_AIM OF THE TASK_
Print exactly the lines below between the line containing "Recreate this image" and the line containing "import plotly.graph_objects as go", counting both of those lines. Leave pictures out.

(Figure scripts)
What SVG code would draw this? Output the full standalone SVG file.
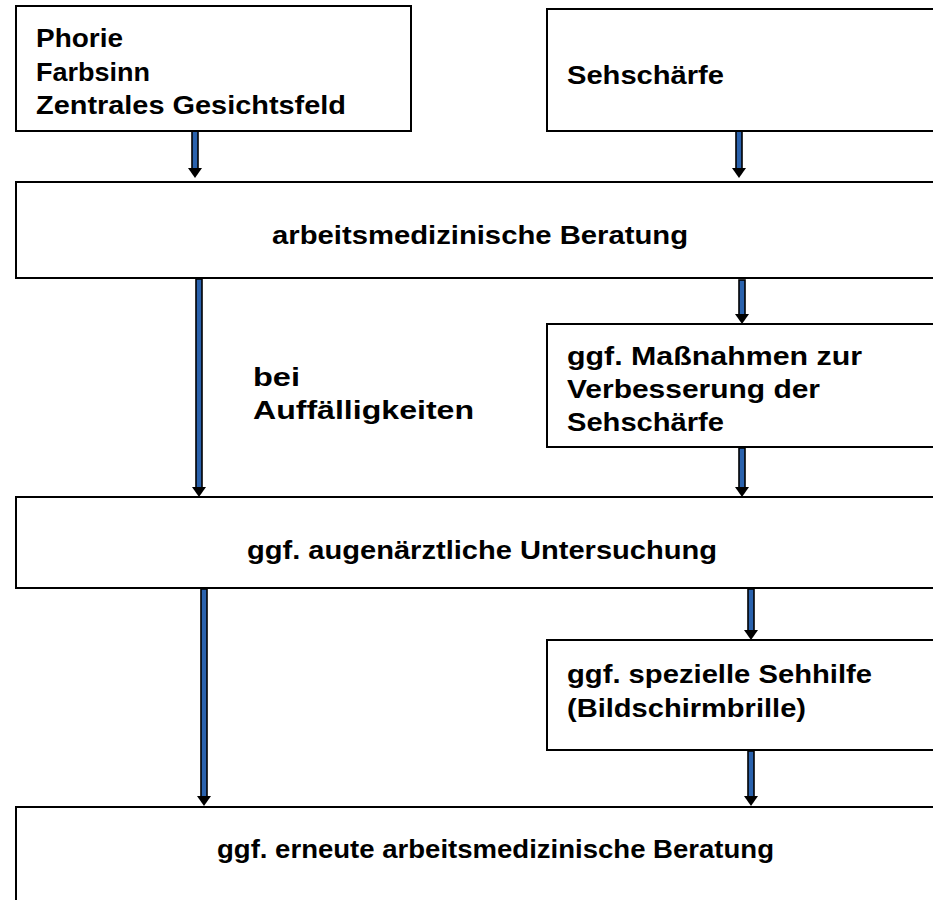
<svg xmlns="http://www.w3.org/2000/svg" width="933" height="900" viewBox="0 0 933 900">
<style>
.box{fill:#fff;stroke:#000;stroke-width:2}
.t{font-family:"Liberation Sans",Arial,sans-serif;font-weight:bold;font-size:25px;fill:#000}
.shaft{fill:#2a62ad;stroke:#000;stroke-width:1.6}
.head{fill:#000}
</style>
<rect width="933" height="900" fill="#fff"/>
<g id="connectors">
<rect class="shaft" x="192" y="131" width="6" height="38"/><polygon class="head" points="188,168 202,168 195,178"/>
<rect class="shaft" x="736" y="131" width="6" height="38"/><polygon class="head" points="732,168 746,168 739,178"/>
<rect class="shaft" x="196" y="279" width="6" height="209"/><polygon class="head" points="192,487 206,487 199,497"/>
<rect class="shaft" x="739" y="280" width="6" height="35"/><polygon class="head" points="735,314 749,314 742,324"/>
<rect class="shaft" x="739" y="448" width="6" height="40"/><polygon class="head" points="735,487 749,487 742,497"/>
<rect class="shaft" x="201" y="589" width="6" height="208"/><polygon class="head" points="197,796 211,796 204,806"/>
<rect class="shaft" x="748" y="589" width="6" height="42"/><polygon class="head" points="744,630 758,630 751,640"/>
<rect class="shaft" x="748" y="751" width="6" height="46"/><polygon class="head" points="744,796 758,796 751,806"/>
</g>
<g id="n1"><rect class="box" x="16" y="6" width="395" height="125"/>
<text class="t" x="36" y="47" textLength="87" lengthAdjust="spacingAndGlyphs">Phorie</text>
<text class="t" x="36" y="81" textLength="114" lengthAdjust="spacingAndGlyphs">Farbsinn</text>
<text class="t" x="36" y="114" textLength="310" lengthAdjust="spacingAndGlyphs">Zentrales Gesichtsfeld</text></g>
<g id="n2"><rect class="box" x="547" y="9" width="400" height="122"/>
<text class="t" x="567" y="84" textLength="157" lengthAdjust="spacingAndGlyphs">Sehschärfe</text></g>
<g id="n3"><rect class="box" x="16" y="182" width="930" height="96"/>
<text class="t" x="272" y="244" textLength="416" lengthAdjust="spacingAndGlyphs">arbeitsmedizinische Beratung</text></g>
<g id="label"><text class="t" x="253" y="386" textLength="47" lengthAdjust="spacingAndGlyphs">bei</text>
<text class="t" x="253" y="419" textLength="221" lengthAdjust="spacingAndGlyphs">Auffälligkeiten</text></g>
<g id="n4"><rect class="box" x="547" y="324" width="400" height="123"/>
<text class="t" x="567" y="365" textLength="295" lengthAdjust="spacingAndGlyphs">ggf. Maßnahmen zur</text>
<text class="t" x="567" y="398" textLength="253" lengthAdjust="spacingAndGlyphs">Verbesserung der</text>
<text class="t" x="567" y="431" textLength="157" lengthAdjust="spacingAndGlyphs">Sehschärfe</text></g>
<g id="n5"><rect class="box" x="16" y="497" width="930" height="91"/>
<text class="t" x="247" y="559" textLength="470" lengthAdjust="spacingAndGlyphs">ggf. augenärztliche Untersuchung</text></g>
<g id="n6"><rect class="box" x="547" y="640" width="400" height="110"/>
<text class="t" x="567" y="683" textLength="305" lengthAdjust="spacingAndGlyphs">ggf. spezielle Sehhilfe</text>
<text class="t" x="567" y="717" textLength="239" lengthAdjust="spacingAndGlyphs">(Bildschirmbrille)</text></g>
<g id="n7"><rect class="box" x="16" y="807" width="930" height="110"/>
<text class="t" x="217" y="858" textLength="557" lengthAdjust="spacingAndGlyphs">ggf. erneute arbeitsmedizinische Beratung</text></g>
</svg>
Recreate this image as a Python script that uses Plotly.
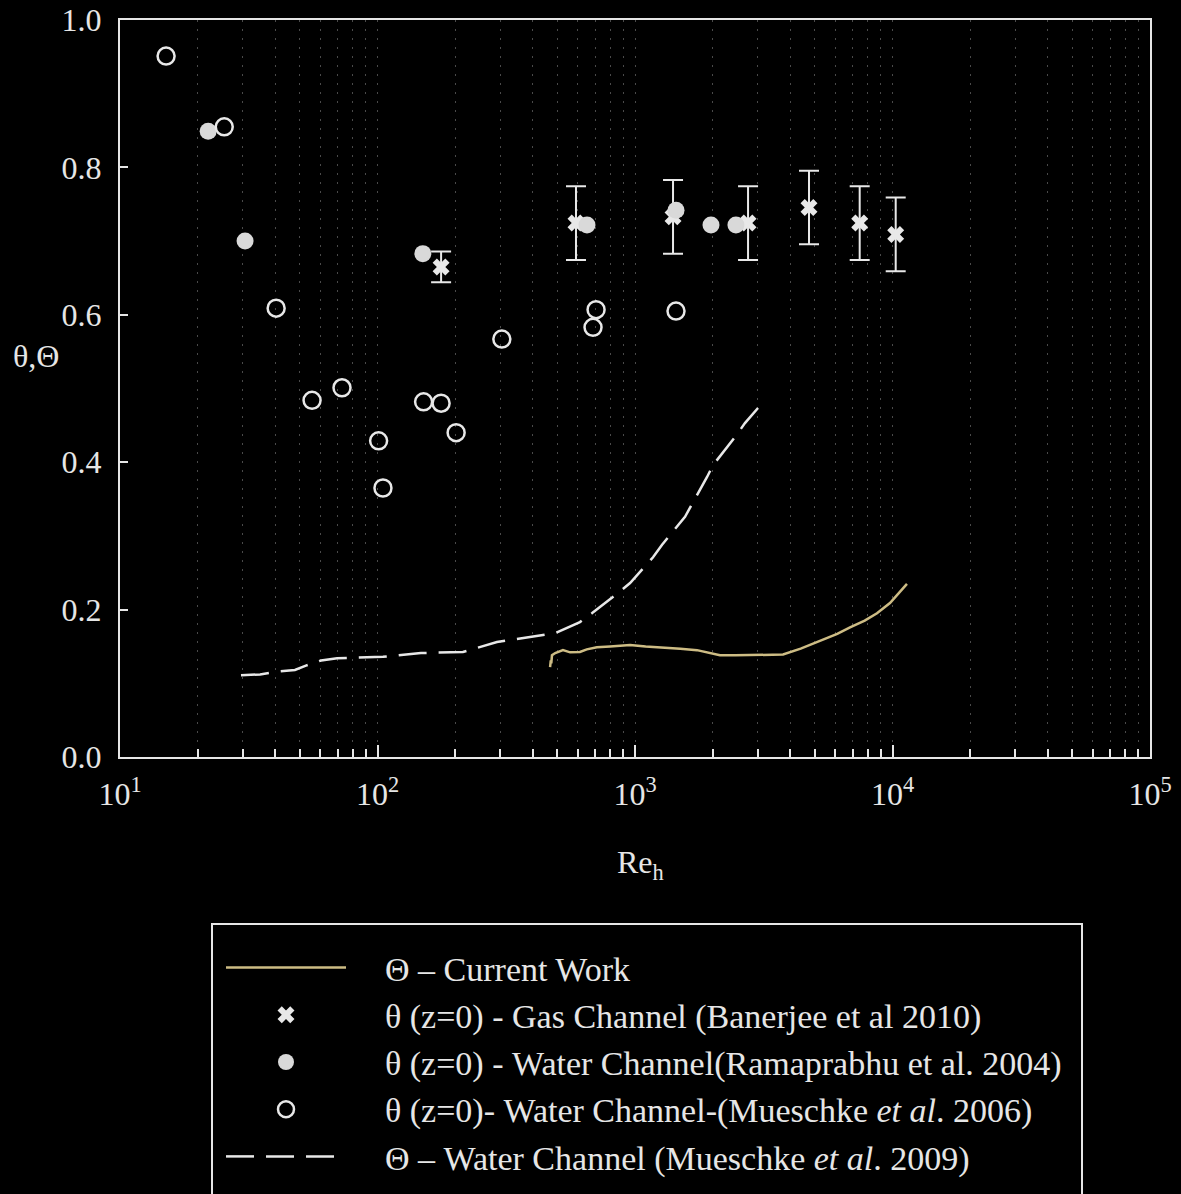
import plotly.graph_objects as go

# Theta - current work (mixing parameter vs Re_h)
cw_re = [468, 471, 473, 476, 490, 525, 560, 611, 650, 711, 800, 957, 1100, 1286, 1500,
         1741, 1950, 2138, 2450, 2798, 3250, 3758, 4400, 5373, 6100, 6840, 7800, 8705, 9775, 11380]
cw_theta = [0.122, 0.131, 0.127, 0.138, 0.141, 0.145, 0.142, 0.1425, 0.146, 0.149, 0.150, 0.152,
            0.150, 0.149, 0.147, 0.145, 0.141, 0.138, 0.138, 0.138, 0.138, 0.139, 0.147, 0.159,
            0.167, 0.176, 0.185, 0.195, 0.209, 0.235]

# theta(z=0) gas channel, Banerjee et al 2010
gas_re = [176.6, 590, 1405, 2748, 4740, 7457, 10290]
gas_theta = [0.665, 0.7245, 0.733, 0.7245, 0.7456, 0.7245, 0.709]
gas_err = [0.021, 0.05, 0.05, 0.05, 0.05, 0.05, 0.05]

# theta(z=0) water channel, Ramaprabhu et al. 2004
ram_re = [22, 30.6, 150, 651, 1443, 1973, 2466]
ram_theta = [0.849, 0.700, 0.683, 0.722, 0.742, 0.722, 0.722]

# theta(z=0) water channel, Mueschke et al. 2006
m06_re = [15.1, 25.4, 40.4, 55.7, 72.8, 101, 105, 151, 176.6, 202, 304, 687, 706, 1443]
m06_theta = [0.951, 0.855, 0.609, 0.484, 0.501, 0.429, 0.365, 0.482, 0.480, 0.440,
             0.567, 0.583, 0.607, 0.605]

# Theta - water channel, Mueschke et al. 2009
m09_re = [29.5, 35.0, 41.4, 47.8, 52.7, 60.4, 69.7, 85.5, 105, 147.5, 214.7, 291, 391, 489,
          611, 680, 859, 957, 1175, 1274, 1564, 1680, 1905, 2009, 2445, 2673, 3004]
m09_theta = [0.111, 0.112, 0.116, 0.118, 0.124, 0.131, 0.134, 0.135, 0.136, 0.141, 0.1425,
             0.156, 0.163, 0.168, 0.183, 0.195, 0.2225, 0.236, 0.271, 0.288, 0.326, 0.345,
             0.38, 0.396, 0.434, 0.453, 0.4735]

x_tickvals = [10, 100, 1000, 10000, 100000]
x_ticktext = ["10<sup>1</sup>", "10<sup>2</sup>", "10<sup>3</sup>", "10<sup>4</sup>", "10<sup>5</sup>"]
y_tickvals = [0.0, 0.2, 0.4, 0.6, 0.8, 1.0]
y_ticktext = ["0.0", "0.2", "0.4", "0.6", "0.8", "1.0"]

FONT = "Liberation Serif"
FG = "#e6e6e6"
GRID = "#4a4a4a"
W, H = 1181, 1194
L, R, T, B = 120, 1150, 20, 757
PAD = "\u2003"  # spacing between legend symbol and label


def px(xp):
    return (xp - L) / (R - L)


def py(yp):
    return (B - yp) / (B - T)


fig = go.Figure()

fig.add_trace(go.Scatter(
    x=cw_re, y=cw_theta, mode="lines", name=PAD + "\u0398 \u2013 Current Work",
    line=dict(color="#cdbc84", width=2.5), legendgroup="a"))

fig.add_trace(go.Scatter(
    x=gas_re, y=gas_theta, mode="markers",
    name=PAD + "\u03b8 (z=0) - Gas Channel (Banerjee et al 2010)",
    marker=dict(symbol="x", size=15, color="#e8e8e8"),
    error_y=dict(type="data", array=gas_err, visible=True, color="#e8e8e8",
                 thickness=2, width=10),
    legendgroup="b"))

fig.add_trace(go.Scatter(
    x=ram_re, y=ram_theta, mode="markers",
    name=PAD + "\u03b8 (z=0) - Water Channel(Ramaprabhu et al. 2004)",
    marker=dict(symbol="circle", size=17, color="#d9d9d9"),
    legendgroup="c"))

fig.add_trace(go.Scatter(
    x=m06_re, y=m06_theta, mode="markers",
    name=PAD + "\u03b8 (z=0)- Water Channel-(Mueschke <i>et al</i>. 2006)",
    marker=dict(symbol="circle-open", size=17, color="#e8e8e8", line=dict(width=2.5)),
    legendgroup="d"))

fig.add_trace(go.Scatter(
    x=m09_re, y=m09_theta, mode="lines",
    name=PAD + "\u0398 \u2013 Water Channel (Mueschke <i>et al</i>. 2009)",
    line=dict(color="#e8e8e8", width=2.5, dash="28px,12px"),
    legendgroup="e"))

minor_vals = [k * 10 ** d for d in range(1, 5) for k in range(2, 10)]

fig.update_xaxes(
    type="log", range=[1, 5],
    tickmode="array", tickvals=x_tickvals, ticktext=x_ticktext,
    ticks="inside", ticklen=12, tickwidth=2, tickcolor=FG,
    showline=True, linecolor=FG, linewidth=2, mirror=True,
    showgrid=True, gridcolor=GRID, gridwidth=1, griddash="2px,7px",
    minor=dict(tickmode="array", tickvals=minor_vals, ticks="inside", ticklen=8,
               tickwidth=2, tickcolor=FG, showgrid=True, gridcolor=GRID,
               gridwidth=1, griddash="2px,7px"),
    tickfont=dict(family=FONT, size=32, color=FG),
    zeroline=False, ticklabelstandoff=8,
)
fig.update_yaxes(
    range=[0, 1], tickmode="array", tickvals=y_tickvals, ticktext=y_ticktext,
    ticks="inside", ticklen=8, tickwidth=2, tickcolor=FG,
    showline=True, linecolor=FG, linewidth=2, mirror=True,
    showgrid=False, zeroline=False,
    tickfont=dict(family=FONT, size=32, color=FG), ticklabelstandoff=10,
)

# axis titles
fig.add_annotation(text="\u03b8,\u0398", xref="paper", yref="paper",
                   x=px(36), y=py(356), xanchor="center", yanchor="middle",
                   showarrow=False, font=dict(family=FONT, size=32, color=FG))
fig.add_annotation(text="Re<sub>h</sub>", xref="paper", yref="paper",
                   x=px(640), y=py(864), xanchor="center", yanchor="middle",
                   showarrow=False, font=dict(family=FONT, size=32, color=FG))

# legend frame
fig.add_shape(type="rect", xref="paper", yref="paper",
              x0=px(212), x1=px(1082), y0=py(924), y1=py(1200),
              line=dict(color=FG, width=2), fillcolor="rgba(0,0,0,0)")

fig.update_layout(
    width=W, height=H,
    margin=dict(l=L, r=W - R, t=T, b=H - B, autoexpand=False),
    paper_bgcolor="black", plot_bgcolor="black",
    font=dict(family=FONT, color=FG),
    showlegend=True,
    legend=dict(x=px(221), y=py(939), xanchor="left", yanchor="top",
                bgcolor="rgba(0,0,0,0)", borderwidth=0,
                font=dict(family=FONT, size=34, color=FG),
                traceorder="grouped", tracegroupgap=0, itemwidth=120),
)

fig.write_html("out.html")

_IN RESPONSE_
Recreate this image as a Python script that uses Plotly.
import plotly.graph_objects as go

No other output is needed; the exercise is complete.